While theoretically true, the main bottleneck with Lemmy seems to be the database performance, so with both projects depending on PostgreSQL for that, I somewhat doubt that Piefed being written in Python will have much noticeable effect in reality.

[–] nickwitha_k@lemmy.sdf.org 3 points 1 day ago

the main bottleneck with Lemmy seems to be the database performance, so with both projects depending on PostgreSQL

Postgres being a bottleneck is a first for me. Not saying it's not possible, just... It's postgres. Wondering if it's more an issue with ORM, etc.

[–] msage@programming.dev 4 points 1 day ago (1 children)

Postgres is so quick if you know how to use it...

[–] nickwitha_k@lemmy.sdf.org 2 points 1 day ago (1 children)

You don't even need to know how to use it very well, in my experience.

[–] msage@programming.dev 2 points 1 day ago

Really depends on many factors. If you have everything in RAM, almost nothing matters.

If your dataset outgrows the capacity, various things start to matter, based on your workload.

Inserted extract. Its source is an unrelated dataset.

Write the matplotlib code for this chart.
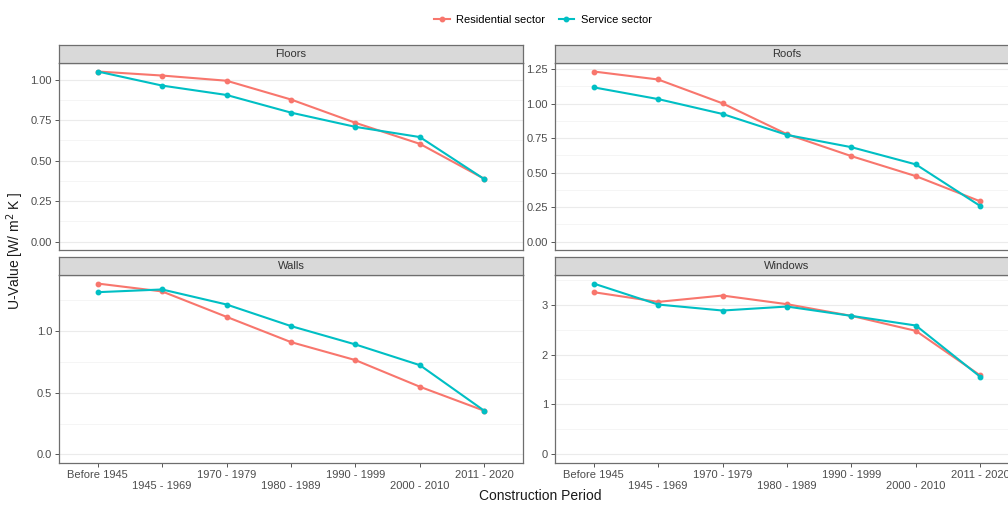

Random reads need to have good indices (also writes with unique columns), OLAPs benefit from work_mem, >100M rows will need good partitioning, OLTP may even need some custom solutions if you need to keep a long history, but not for every transaction.

But even with >B of rows, Postgres can handle it with relative ease, if you know what you're doing. Usually even on a hardware you would consider absolutely inadequate (last year I migrated our company DB from MySQL to Postgres, and with even more data and more complex workflows we downsized our RAM by more than half).